Supplied material.
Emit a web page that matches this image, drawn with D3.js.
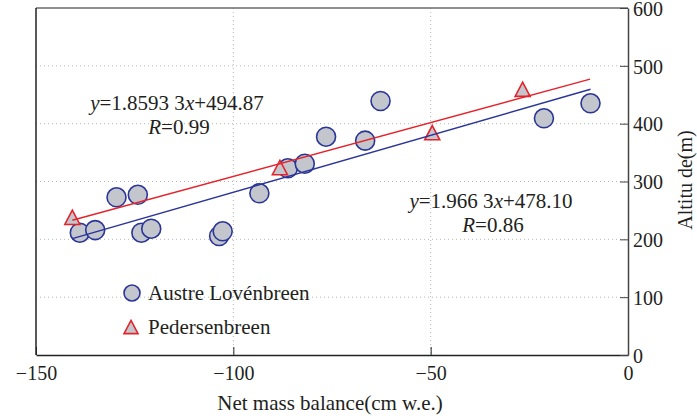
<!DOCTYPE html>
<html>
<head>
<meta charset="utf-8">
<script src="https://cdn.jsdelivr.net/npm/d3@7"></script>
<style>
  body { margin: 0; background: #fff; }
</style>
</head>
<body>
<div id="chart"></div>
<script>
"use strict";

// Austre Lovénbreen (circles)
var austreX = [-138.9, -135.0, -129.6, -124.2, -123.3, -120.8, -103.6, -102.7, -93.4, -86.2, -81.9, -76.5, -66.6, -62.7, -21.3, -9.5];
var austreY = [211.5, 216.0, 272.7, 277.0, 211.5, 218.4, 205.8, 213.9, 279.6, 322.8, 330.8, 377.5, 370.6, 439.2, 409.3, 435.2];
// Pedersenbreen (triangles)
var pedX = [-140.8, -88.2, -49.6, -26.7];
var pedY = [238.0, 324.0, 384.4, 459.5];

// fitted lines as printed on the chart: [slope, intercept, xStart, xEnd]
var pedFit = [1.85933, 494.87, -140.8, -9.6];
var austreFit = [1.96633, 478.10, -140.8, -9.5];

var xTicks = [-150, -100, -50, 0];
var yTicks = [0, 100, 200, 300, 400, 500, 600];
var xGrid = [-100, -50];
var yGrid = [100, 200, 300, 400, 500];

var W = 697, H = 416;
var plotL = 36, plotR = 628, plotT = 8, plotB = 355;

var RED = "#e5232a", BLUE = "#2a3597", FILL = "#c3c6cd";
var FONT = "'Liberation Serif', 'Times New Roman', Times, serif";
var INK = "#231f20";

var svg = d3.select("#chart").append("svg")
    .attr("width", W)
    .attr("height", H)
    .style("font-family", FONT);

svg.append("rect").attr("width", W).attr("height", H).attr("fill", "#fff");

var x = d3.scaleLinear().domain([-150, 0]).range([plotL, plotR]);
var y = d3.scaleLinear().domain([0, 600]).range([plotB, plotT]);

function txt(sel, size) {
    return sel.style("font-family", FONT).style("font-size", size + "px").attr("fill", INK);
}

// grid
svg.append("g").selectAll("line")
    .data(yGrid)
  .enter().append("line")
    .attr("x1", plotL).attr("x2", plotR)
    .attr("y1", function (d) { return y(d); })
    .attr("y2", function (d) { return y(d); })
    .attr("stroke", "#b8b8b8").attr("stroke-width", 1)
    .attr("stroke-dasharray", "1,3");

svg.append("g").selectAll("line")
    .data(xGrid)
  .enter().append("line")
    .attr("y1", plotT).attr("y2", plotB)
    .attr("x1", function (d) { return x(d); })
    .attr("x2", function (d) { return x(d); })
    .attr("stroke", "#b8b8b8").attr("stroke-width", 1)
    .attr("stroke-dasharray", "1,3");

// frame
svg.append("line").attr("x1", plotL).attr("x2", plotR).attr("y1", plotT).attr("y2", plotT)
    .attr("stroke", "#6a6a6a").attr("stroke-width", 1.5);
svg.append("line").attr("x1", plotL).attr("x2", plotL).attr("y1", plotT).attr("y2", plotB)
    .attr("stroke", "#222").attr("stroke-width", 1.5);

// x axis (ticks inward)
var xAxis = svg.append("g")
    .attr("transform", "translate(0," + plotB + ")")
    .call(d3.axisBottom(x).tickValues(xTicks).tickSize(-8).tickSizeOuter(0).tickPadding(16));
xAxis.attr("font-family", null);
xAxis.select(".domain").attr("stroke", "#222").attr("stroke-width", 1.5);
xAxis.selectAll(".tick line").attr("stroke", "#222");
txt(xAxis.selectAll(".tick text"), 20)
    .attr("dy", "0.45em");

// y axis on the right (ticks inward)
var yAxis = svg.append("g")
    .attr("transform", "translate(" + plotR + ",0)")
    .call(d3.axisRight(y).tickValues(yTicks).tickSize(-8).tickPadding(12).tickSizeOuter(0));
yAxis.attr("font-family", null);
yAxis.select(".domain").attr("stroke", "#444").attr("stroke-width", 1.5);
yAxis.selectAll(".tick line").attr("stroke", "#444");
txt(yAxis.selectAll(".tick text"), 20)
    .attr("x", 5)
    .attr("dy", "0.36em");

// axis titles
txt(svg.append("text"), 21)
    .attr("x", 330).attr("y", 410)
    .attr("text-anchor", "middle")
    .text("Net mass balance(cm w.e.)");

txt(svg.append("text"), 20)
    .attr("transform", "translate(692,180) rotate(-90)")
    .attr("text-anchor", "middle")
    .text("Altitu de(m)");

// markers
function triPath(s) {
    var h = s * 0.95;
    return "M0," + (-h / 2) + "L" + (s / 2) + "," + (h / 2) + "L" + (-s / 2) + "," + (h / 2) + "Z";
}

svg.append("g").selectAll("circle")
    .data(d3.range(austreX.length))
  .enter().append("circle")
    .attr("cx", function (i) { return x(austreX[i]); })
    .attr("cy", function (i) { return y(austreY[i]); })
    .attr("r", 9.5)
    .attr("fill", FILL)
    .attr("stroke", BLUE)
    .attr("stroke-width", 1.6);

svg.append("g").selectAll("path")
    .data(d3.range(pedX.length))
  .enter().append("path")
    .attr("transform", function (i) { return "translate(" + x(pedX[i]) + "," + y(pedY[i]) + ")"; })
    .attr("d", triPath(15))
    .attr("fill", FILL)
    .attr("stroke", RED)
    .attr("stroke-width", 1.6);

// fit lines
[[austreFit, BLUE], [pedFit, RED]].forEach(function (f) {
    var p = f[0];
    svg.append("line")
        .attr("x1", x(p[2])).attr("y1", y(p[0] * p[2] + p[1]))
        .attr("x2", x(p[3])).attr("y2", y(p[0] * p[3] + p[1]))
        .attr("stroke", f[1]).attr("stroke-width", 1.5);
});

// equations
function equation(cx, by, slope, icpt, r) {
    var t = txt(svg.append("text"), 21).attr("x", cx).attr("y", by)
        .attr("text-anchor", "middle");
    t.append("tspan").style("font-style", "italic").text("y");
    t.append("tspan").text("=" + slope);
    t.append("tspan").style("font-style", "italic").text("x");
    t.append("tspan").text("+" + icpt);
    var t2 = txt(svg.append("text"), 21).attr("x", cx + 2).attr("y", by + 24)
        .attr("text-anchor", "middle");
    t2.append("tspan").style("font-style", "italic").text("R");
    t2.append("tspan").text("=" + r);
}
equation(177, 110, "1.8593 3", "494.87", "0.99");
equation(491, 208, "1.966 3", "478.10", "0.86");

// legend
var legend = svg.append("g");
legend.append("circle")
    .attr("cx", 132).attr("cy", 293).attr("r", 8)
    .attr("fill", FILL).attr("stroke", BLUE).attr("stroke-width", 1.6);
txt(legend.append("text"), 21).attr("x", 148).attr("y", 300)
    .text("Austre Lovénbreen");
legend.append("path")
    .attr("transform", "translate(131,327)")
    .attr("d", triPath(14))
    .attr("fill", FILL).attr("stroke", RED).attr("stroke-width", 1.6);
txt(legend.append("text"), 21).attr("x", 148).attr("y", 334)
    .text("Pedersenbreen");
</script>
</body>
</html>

What is needed.
Reproduce the whole listing above word for word, but not its pictures.

Reply.
Emit a web page that matches this image, drawn with D3.js.
<!DOCTYPE html>
<html>
<head>
<meta charset="utf-8">
<script src="https://cdn.jsdelivr.net/npm/d3@7"></script>
<style>
  body { margin: 0; background: #fff; }
</style>
</head>
<body>
<div id="chart"></div>
<script>
"use strict";

// Austre Lovénbreen (circles)
var austreX = [-138.9, -135.0, -129.6, -124.2, -123.3, -120.8, -103.6, -102.7, -93.4, -86.2, -81.9, -76.5, -66.6, -62.7, -21.3, -9.5];
var austreY = [211.5, 216.0, 272.7, 277.0, 211.5, 218.4, 205.8, 213.9, 279.6, 322.8, 330.8, 377.5, 370.6, 439.2, 409.3, 435.2];
// Pedersenbreen (triangles)
var pedX = [-140.8, -88.2, -49.6, -26.7];
var pedY = [238.0, 324.0, 384.4, 459.5];

// fitted lines as printed on the chart: [slope, intercept, xStart, xEnd]
var pedFit = [1.85933, 494.87, -140.8, -9.6];
var austreFit = [1.96633, 478.10, -140.8, -9.5];

var xTicks = [-150, -100, -50, 0];
var yTicks = [0, 100, 200, 300, 400, 500, 600];
var xGrid = [-100, -50];
var yGrid = [100, 200, 300, 400, 500];

var W = 697, H = 416;
var plotL = 36, plotR = 628, plotT = 8, plotB = 355;

var RED = "#e5232a", BLUE = "#2a3597", FILL = "#c3c6cd";
var FONT = "'Liberation Serif', 'Times New Roman', Times, serif";
var INK = "#231f20";

var svg = d3.select("#chart").append("svg")
    .attr("width", W)
    .attr("height", H)
    .style("font-family", FONT);

svg.append("rect").attr("width", W).attr("height", H).attr("fill", "#fff");

var x = d3.scaleLinear().domain([-150, 0]).range([plotL, plotR]);
var y = d3.scaleLinear().domain([0, 600]).range([plotB, plotT]);

function txt(sel, size) {
    return sel.style("font-family", FONT).style("font-size", size + "px").attr("fill", INK);
}

// grid
svg.append("g").selectAll("line")
    .data(yGrid)
  .enter().append("line")
    .attr("x1", plotL).attr("x2", plotR)
    .attr("y1", function (d) { return y(d); })
    .attr("y2", function (d) { return y(d); })
    .attr("stroke", "#b8b8b8").attr("stroke-width", 1)
    .attr("stroke-dasharray", "1,3");

svg.append("g").selectAll("line")
    .data(xGrid)
  .enter().append("line")
    .attr("y1", plotT).attr("y2", plotB)
    .attr("x1", function (d) { return x(d); })
    .attr("x2", function (d) { return x(d); })
    .attr("stroke", "#b8b8b8").attr("stroke-width", 1)
    .attr("stroke-dasharray", "1,3");

// frame
svg.append("line").attr("x1", plotL).attr("x2", plotR).attr("y1", plotT).attr("y2", plotT)
    .attr("stroke", "#6a6a6a").attr("stroke-width", 1.5);
svg.append("line").attr("x1", plotL).attr("x2", plotL).attr("y1", plotT).attr("y2", plotB)
    .attr("stroke", "#222").attr("stroke-width", 1.5);

// x axis (ticks inward)
var xAxis = svg.append("g")
    .attr("transform", "translate(0," + plotB + ")")
    .call(d3.axisBottom(x).tickValues(xTicks).tickSize(-8).tickSizeOuter(0).tickPadding(16));
xAxis.attr("font-family", null);
xAxis.select(".domain").attr("stroke", "#222").attr("stroke-width", 1.5);
xAxis.selectAll(".tick line").attr("stroke", "#222");
txt(xAxis.selectAll(".tick text"), 20)
    .attr("dy", "0.45em");

// y axis on the right (ticks inward)
var yAxis = svg.append("g")
    .attr("transform", "translate(" + plotR + ",0)")
    .call(d3.axisRight(y).tickValues(yTicks).tickSize(-8).tickPadding(12).tickSizeOuter(0));
yAxis.attr("font-family", null);
yAxis.select(".domain").attr("stroke", "#444").attr("stroke-width", 1.5);
yAxis.selectAll(".tick line").attr("stroke", "#444");
txt(yAxis.selectAll(".tick text"), 20)
    .attr("x", 5)
    .attr("dy", "0.36em");

// axis titles
txt(svg.append("text"), 21)
    .attr("x", 330).attr("y", 410)
    .attr("text-anchor", "middle")
    .text("Net mass balance(cm w.e.)");

txt(svg.append("text"), 20)
    .attr("transform", "translate(692,180) rotate(-90)")
    .attr("text-anchor", "middle")
    .text("Altitu de(m)");

// markers
function triPath(s) {
    var h = s * 0.95;
    return "M0," + (-h / 2) + "L" + (s / 2) + "," + (h / 2) + "L" + (-s / 2) + "," + (h / 2) + "Z";
}

svg.append("g").selectAll("circle")
    .data(d3.range(austreX.length))
  .enter().append("circle")
    .attr("cx", function (i) { return x(austreX[i]); })
    .attr("cy", function (i) { return y(austreY[i]); })
    .attr("r", 9.5)
    .attr("fill", FILL)
    .attr("stroke", BLUE)
    .attr("stroke-width", 1.6);

svg.append("g").selectAll("path")
    .data(d3.range(pedX.length))
  .enter().append("path")
    .attr("transform", function (i) { return "translate(" + x(pedX[i]) + "," + y(pedY[i]) + ")"; })
    .attr("d", triPath(15))
    .attr("fill", FILL)
    .attr("stroke", RED)
    .attr("stroke-width", 1.6);

// fit lines
[[austreFit, BLUE], [pedFit, RED]].forEach(function (f) {
    var p = f[0];
    svg.append("line")
        .attr("x1", x(p[2])).attr("y1", y(p[0] * p[2] + p[1]))
        .attr("x2", x(p[3])).attr("y2", y(p[0] * p[3] + p[1]))
        .attr("stroke", f[1]).attr("stroke-width", 1.5);
});

// equations
function equation(cx, by, slope, icpt, r) {
    var t = txt(svg.append("text"), 21).attr("x", cx).attr("y", by)
        .attr("text-anchor", "middle");
    t.append("tspan").style("font-style", "italic").text("y");
    t.append("tspan").text("=" + slope);
    t.append("tspan").style("font-style", "italic").text("x");
    t.append("tspan").text("+" + icpt);
    var t2 = txt(svg.append("text"), 21).attr("x", cx + 2).attr("y", by + 24)
        .attr("text-anchor", "middle");
    t2.append("tspan").style("font-style", "italic").text("R");
    t2.append("tspan").text("=" + r);
}
equation(177, 110, "1.8593 3", "494.87", "0.99");
equation(491, 208, "1.966 3", "478.10", "0.86");

// legend
var legend = svg.append("g");
legend.append("circle")
    .attr("cx", 132).attr("cy", 293).attr("r", 8)
    .attr("fill", FILL).attr("stroke", BLUE).attr("stroke-width", 1.6);
txt(legend.append("text"), 21).attr("x", 148).attr("y", 300)
    .text("Austre Lovénbreen");
legend.append("path")
    .attr("transform", "translate(131,327)")
    .attr("d", triPath(14))
    .attr("fill", FILL).attr("stroke", RED).attr("stroke-width", 1.6);
txt(legend.append("text"), 21).attr("x", 148).attr("y", 334)
    .text("Pedersenbreen");
</script>
</body>
</html>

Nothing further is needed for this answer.